There is another side to this dialogue—what the students bring to the classes as well. On one level, there is an inherently international side to MIT, given its reputation as a global center of excellence.
“I get to read stories from all over the world. What a wonderful job to have, to be given all these limited wonderful glimpses of our planet,” says Diaz. “Having a student from Japan use her own background to provide constructive criticism about describing family pressures to a young person from Pakistan is something to cherish.”
Multi-culturalism is something that strikes a chord with Diaz for personal reasons. He is himself an immigrant from the Dominican Republic, and his experiences as part of that diaspora, that country’s often bloody national history and his own youth in New Jersey all deeply inform Oscar Wao and his short stories.
“Many of my students are immigrants, so I know some of the silences that they are wrestling with,” Diaz says. “It makes me sympathetic but also willing to challenge them to confront some of the stuff that we often would rather look away from: the agonies of assimilation, the virulence of some of our internalized racial myths, and things like that.”
However, those students with a science background also inspire him. “In every class, I see at least one student who thinks the arts are ridiculous frippery, become, by the end of term, a fierce believer in the power of the arts to describe and explode our realities as human beings,” says Diaz.
“Why I love non-arts majors is that they are much more willing to question the received wisdom of, say, creative writing, and that has opened up entirely new lines of inquiry.
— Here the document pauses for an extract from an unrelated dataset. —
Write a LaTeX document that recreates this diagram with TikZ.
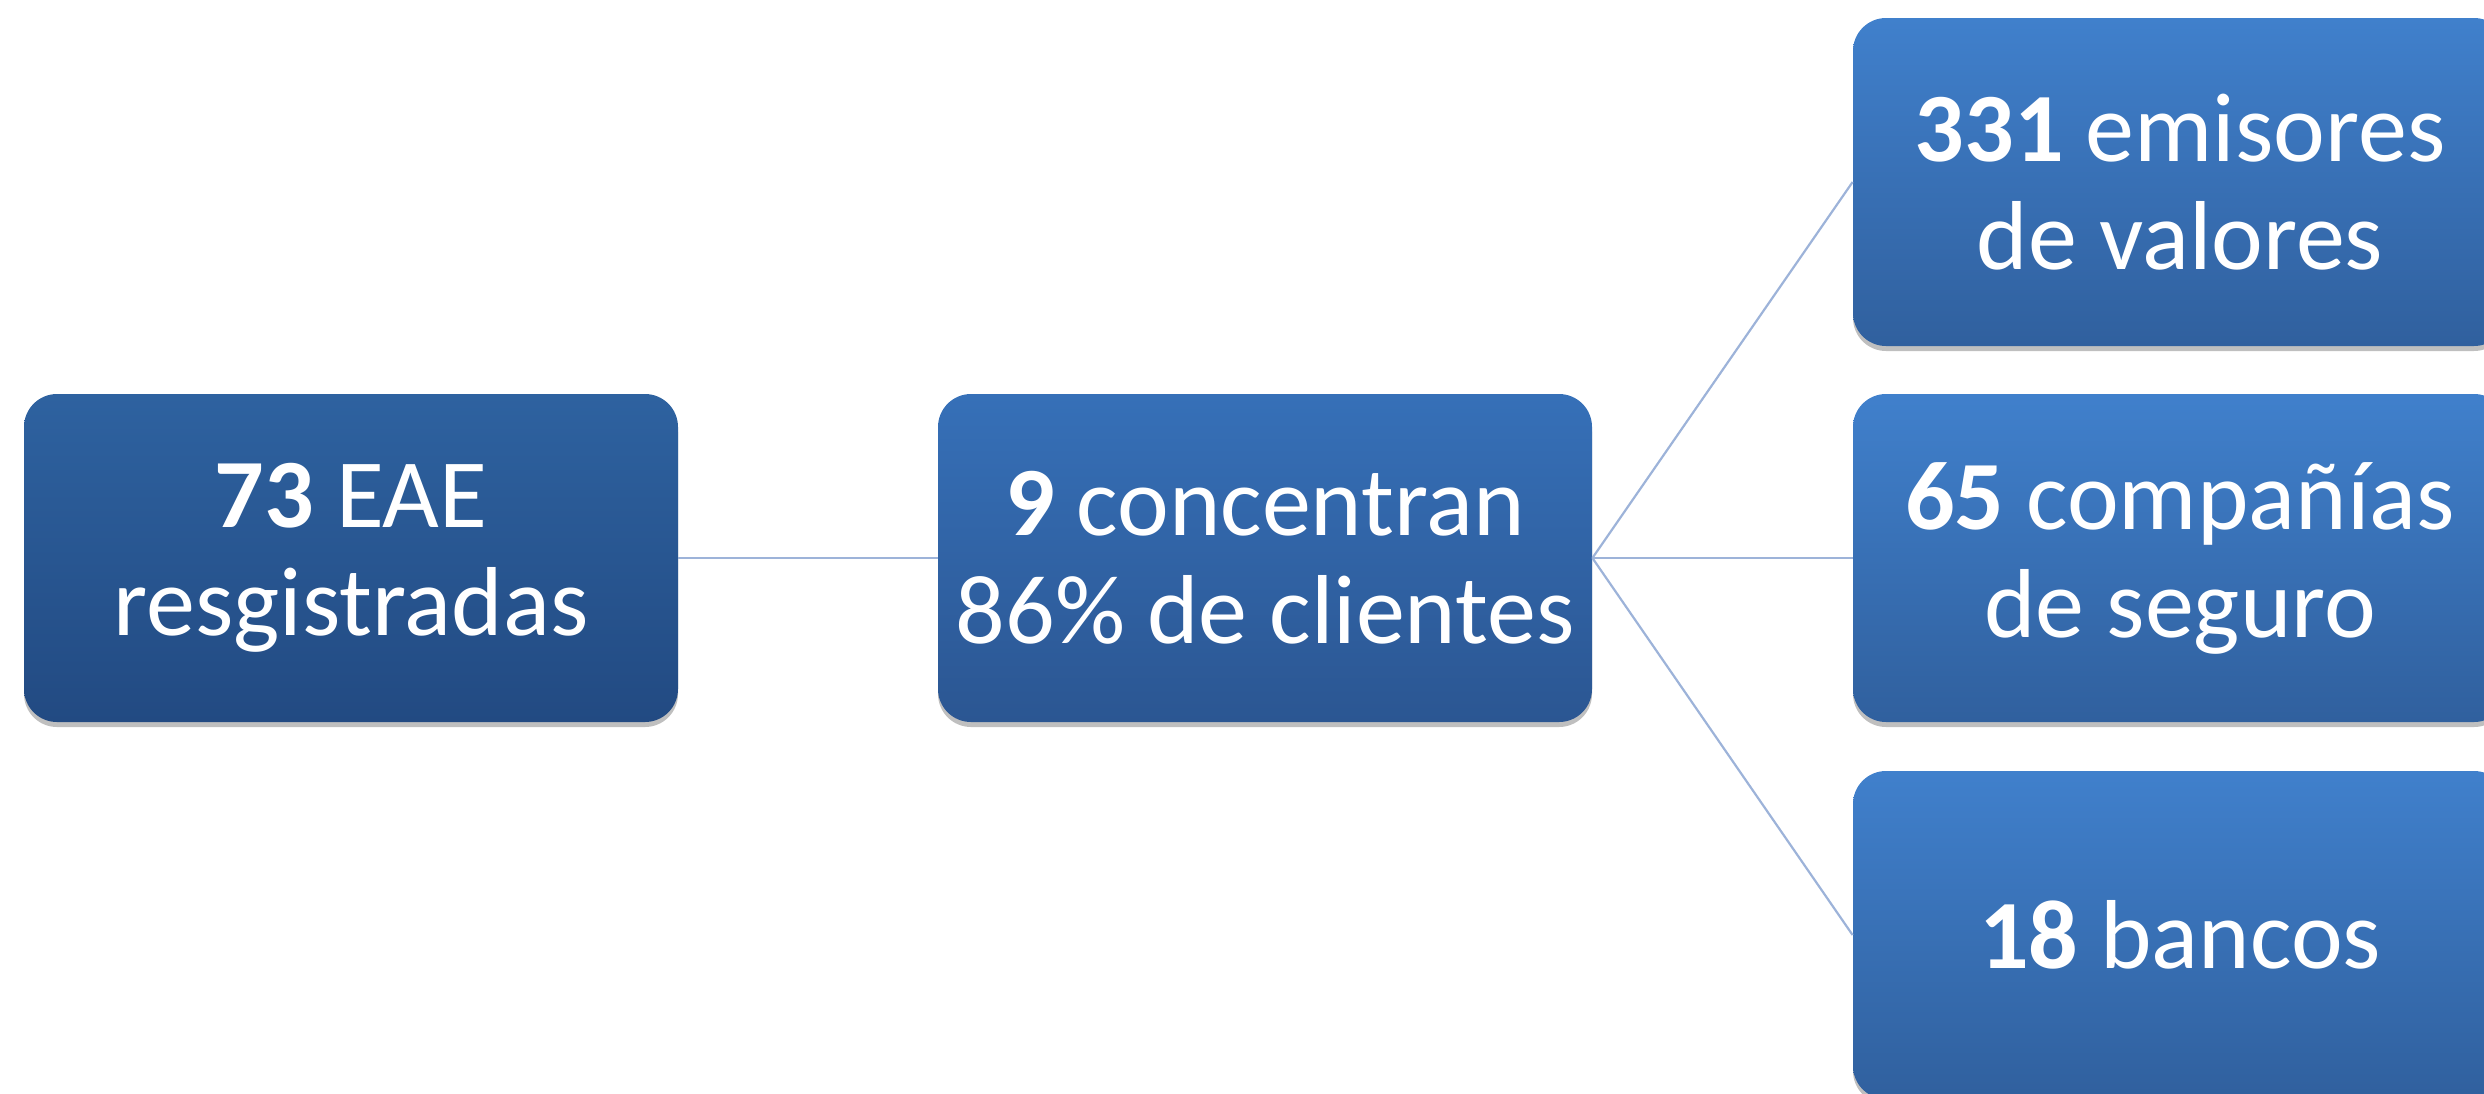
\documentclass[tikz,border=0pt]{standalone}
\usepackage{fontspec}
\setmainfont{Carlito}
\usetikzlibrary{shadows}
\definecolor{aTop}{HTML}{2E62A0}
\definecolor{aBot}{HTML}{224A82}
\definecolor{bTop}{HTML}{3670B8}
\definecolor{bBot}{HTML}{2B5692}
\definecolor{cTop}{HTML}{4080CC}
\definecolor{cBot}{HTML}{30609E}
\definecolor{lineC}{HTML}{9DB3D9}
\tikzset{
  box/.style={rectangle, rounded corners=16.5pt, minimum width=327pt, minimum height=164pt,
    inner sep=0pt, text=white, align=center, font=\fontsize{49}{54}\selectfont,
    drop shadow={shadow xshift=0pt, shadow yshift=-2.5pt, opacity=0.25, fill=black}},
  lvlA/.style={box, top color=aTop, bottom color=aBot},
  lvlB/.style={box, top color=bTop, bottom color=bBot},
  lvlC/.style={box, top color=cTop, bottom color=cBot},
  conn/.style={draw=lineC, line width=1.1pt}
}
\begin{document}
\begin{tikzpicture}[x=0.5pt, y=-0.5pt]
\clip (0,0) rectangle (2484,1093);
\node[lvlA] (A) at (351,558) {{\bfseries 73} EAE\\resgistradas};
\node[lvlB] (B) at (1265,558) {{\bfseries 9} concentran\\86\% de clientes};
\node[lvlC] (C1) at (2180,182) {{\bfseries 331} emisores\\de valores};
\node[lvlC] (C2) at (2180,558) {{\bfseries 65} compañías\\de seguro};
\node[lvlC] (C3) at (2180,935) {{\bfseries 18} bancos};
\draw[conn] (A.east) -- (B.west);
\draw[conn] (B.east) -- (C1.west);
\draw[conn] (B.east) -- (C2.west);
\draw[conn] (B.east) -- (C3.west);
\end{tikzpicture}
\end{document}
My MIT students want you to give them two, maybe three different definitions for character. And that’s cool.”
Diaz’s own taste in authors puts something else in the mix here. The fantasies of Tolkien prove a frequent touchstone in his novel, although he seems even closer to a group of other English science-fiction writers who—arguably taking their cue from the genre’s father H.G. Wells—explore nakedly apocalyptic themes, especially John Christopher. His prescience is indeed seeing him ‘rediscovered’ right now in the UK, for works such as The Death of Grass (a.k.a. No Blade of Grass), which foresees an ecological catastrophe.
“Christopher had a stripped-down economic style and often his stories were dominated by anti-heroes—in other words, ordinary human beings,” says Diaz. “He may not be well known, but that changes my opinion not a jot. Like [John] Wyndham, like [J.G.] Ballard, Christopher deploys the apocalyptic mode to critique both our civilization and our deeper hidden selves, but I don’t think anyone comes close to his fearless, ferocious vision of human weakness and of the terrible world we inhabit.”
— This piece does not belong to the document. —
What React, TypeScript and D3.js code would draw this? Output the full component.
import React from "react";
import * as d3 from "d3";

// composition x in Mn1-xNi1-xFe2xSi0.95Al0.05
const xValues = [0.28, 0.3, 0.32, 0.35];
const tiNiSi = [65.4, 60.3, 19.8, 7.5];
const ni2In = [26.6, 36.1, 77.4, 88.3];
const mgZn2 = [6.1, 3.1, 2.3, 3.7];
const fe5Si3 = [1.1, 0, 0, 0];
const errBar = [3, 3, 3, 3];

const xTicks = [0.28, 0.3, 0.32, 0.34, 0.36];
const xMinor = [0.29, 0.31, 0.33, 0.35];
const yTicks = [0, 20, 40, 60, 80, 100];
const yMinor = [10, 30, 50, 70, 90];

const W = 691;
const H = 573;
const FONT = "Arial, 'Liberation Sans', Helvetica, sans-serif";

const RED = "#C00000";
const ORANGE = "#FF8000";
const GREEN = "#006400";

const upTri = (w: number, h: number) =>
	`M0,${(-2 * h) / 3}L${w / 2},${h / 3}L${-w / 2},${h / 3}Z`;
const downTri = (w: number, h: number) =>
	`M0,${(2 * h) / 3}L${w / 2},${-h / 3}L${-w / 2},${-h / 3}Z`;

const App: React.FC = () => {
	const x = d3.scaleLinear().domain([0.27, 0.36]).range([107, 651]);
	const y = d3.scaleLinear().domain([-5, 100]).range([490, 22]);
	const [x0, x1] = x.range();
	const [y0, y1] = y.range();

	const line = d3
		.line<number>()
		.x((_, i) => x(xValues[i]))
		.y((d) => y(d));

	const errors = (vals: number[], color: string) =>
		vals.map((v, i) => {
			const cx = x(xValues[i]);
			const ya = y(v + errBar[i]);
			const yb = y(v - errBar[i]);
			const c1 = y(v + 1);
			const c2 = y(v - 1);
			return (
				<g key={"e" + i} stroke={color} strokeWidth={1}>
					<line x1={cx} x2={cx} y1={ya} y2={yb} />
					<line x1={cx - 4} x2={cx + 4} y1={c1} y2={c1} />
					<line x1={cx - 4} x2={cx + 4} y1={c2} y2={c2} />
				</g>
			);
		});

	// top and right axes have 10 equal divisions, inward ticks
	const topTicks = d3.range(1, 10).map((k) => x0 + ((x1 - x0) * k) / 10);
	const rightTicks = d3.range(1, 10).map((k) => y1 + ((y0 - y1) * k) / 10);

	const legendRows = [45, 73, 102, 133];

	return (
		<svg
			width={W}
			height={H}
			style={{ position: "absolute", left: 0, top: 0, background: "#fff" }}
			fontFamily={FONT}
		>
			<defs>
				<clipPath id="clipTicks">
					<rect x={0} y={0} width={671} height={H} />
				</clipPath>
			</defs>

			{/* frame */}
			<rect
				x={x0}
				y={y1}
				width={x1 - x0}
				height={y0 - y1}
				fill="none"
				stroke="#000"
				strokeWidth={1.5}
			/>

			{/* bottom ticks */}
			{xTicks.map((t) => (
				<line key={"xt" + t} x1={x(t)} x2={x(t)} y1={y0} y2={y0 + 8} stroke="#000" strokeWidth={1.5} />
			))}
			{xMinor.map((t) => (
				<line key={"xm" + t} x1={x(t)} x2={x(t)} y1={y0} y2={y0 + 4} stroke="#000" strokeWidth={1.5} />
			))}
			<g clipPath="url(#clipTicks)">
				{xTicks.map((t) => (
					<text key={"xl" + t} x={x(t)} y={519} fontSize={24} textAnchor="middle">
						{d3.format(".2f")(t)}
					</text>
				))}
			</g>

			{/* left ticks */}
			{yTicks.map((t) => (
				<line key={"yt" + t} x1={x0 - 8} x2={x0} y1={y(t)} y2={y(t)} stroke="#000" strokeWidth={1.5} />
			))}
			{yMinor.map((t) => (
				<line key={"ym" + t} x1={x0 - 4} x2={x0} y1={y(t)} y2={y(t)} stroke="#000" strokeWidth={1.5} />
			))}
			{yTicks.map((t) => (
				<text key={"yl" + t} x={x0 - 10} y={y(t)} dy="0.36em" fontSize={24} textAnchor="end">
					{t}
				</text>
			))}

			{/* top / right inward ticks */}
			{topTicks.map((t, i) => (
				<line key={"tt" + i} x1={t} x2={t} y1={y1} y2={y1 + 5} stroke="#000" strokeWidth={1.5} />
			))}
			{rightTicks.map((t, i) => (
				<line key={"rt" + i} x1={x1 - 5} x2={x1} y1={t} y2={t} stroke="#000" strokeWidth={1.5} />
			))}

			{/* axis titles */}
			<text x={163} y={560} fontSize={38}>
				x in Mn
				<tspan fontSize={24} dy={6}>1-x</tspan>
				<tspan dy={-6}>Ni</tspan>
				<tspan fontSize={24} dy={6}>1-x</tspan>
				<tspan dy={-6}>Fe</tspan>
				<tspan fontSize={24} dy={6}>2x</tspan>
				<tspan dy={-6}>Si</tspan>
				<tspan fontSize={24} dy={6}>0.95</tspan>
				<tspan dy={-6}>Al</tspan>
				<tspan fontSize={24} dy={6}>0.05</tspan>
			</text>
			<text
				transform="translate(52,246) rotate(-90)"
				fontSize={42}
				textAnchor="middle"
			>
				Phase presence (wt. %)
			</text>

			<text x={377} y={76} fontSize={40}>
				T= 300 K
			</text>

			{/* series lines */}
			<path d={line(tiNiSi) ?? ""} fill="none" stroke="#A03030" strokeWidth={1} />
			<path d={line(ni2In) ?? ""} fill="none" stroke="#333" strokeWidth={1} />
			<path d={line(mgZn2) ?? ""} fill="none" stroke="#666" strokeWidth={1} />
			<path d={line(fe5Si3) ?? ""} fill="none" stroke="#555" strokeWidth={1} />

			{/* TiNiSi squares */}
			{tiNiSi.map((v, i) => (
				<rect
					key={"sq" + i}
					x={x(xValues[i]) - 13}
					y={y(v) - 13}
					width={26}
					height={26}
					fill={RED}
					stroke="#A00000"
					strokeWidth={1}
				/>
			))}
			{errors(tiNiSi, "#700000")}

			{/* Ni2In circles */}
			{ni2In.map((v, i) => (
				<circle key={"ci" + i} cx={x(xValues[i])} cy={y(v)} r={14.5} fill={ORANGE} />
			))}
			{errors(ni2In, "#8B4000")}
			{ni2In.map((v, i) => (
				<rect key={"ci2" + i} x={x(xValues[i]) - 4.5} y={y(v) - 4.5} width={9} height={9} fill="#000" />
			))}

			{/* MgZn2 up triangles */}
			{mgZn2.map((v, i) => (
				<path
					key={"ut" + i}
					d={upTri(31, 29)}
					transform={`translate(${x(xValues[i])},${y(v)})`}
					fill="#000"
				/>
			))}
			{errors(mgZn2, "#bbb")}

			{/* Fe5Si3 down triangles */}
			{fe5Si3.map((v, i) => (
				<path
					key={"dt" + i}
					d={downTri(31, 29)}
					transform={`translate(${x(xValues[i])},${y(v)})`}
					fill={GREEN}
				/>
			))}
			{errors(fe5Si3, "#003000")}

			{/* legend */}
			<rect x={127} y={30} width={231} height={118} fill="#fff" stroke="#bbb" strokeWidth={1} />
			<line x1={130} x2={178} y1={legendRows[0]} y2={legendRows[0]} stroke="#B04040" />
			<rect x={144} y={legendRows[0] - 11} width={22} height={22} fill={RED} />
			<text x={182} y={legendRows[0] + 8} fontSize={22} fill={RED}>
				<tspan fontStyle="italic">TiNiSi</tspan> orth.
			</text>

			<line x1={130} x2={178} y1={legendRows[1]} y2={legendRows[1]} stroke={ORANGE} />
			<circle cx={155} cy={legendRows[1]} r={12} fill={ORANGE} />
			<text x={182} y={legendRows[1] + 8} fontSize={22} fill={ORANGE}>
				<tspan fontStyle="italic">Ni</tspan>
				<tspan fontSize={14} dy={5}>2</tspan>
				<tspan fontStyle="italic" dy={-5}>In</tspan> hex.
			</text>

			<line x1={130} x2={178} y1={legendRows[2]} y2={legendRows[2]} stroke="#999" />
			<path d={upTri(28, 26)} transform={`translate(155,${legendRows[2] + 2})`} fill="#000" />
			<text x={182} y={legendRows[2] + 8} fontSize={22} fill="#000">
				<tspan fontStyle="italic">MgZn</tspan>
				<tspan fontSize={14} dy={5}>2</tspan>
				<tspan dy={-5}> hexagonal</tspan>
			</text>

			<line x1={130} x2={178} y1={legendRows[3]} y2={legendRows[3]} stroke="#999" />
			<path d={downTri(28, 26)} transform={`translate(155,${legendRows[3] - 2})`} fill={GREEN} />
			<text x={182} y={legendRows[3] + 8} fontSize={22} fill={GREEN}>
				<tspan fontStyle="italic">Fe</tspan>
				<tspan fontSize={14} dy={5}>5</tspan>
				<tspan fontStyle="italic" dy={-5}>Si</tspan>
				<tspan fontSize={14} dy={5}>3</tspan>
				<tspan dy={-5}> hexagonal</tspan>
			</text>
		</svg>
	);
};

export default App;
With opinions like that, MIT is obviously an excellent place to stir up the debate.
“I often find myself defending fantasy to students who themselves have to defend science-fiction to some of their other instructors,” says Diaz. “That’s why we’re in class, to explode these genres, to explore what makes up their power and why some people are immune to their charms.”
So, it is a pleasure rather than a challenge for this author to bring arts and literature to those following what we are often led to believe is a very separate academic and intellectual path. In fact, his parting thought is that the combination may in some respects be an improvement, more well-rounded even.
“All I can say is this one thing about engineering and science students: they are so much more accustomed to working as a team, and that’s a pleasant relief from the often unbearable solipsistic individualism of more humanities-oriented student bodies,” says Diaz.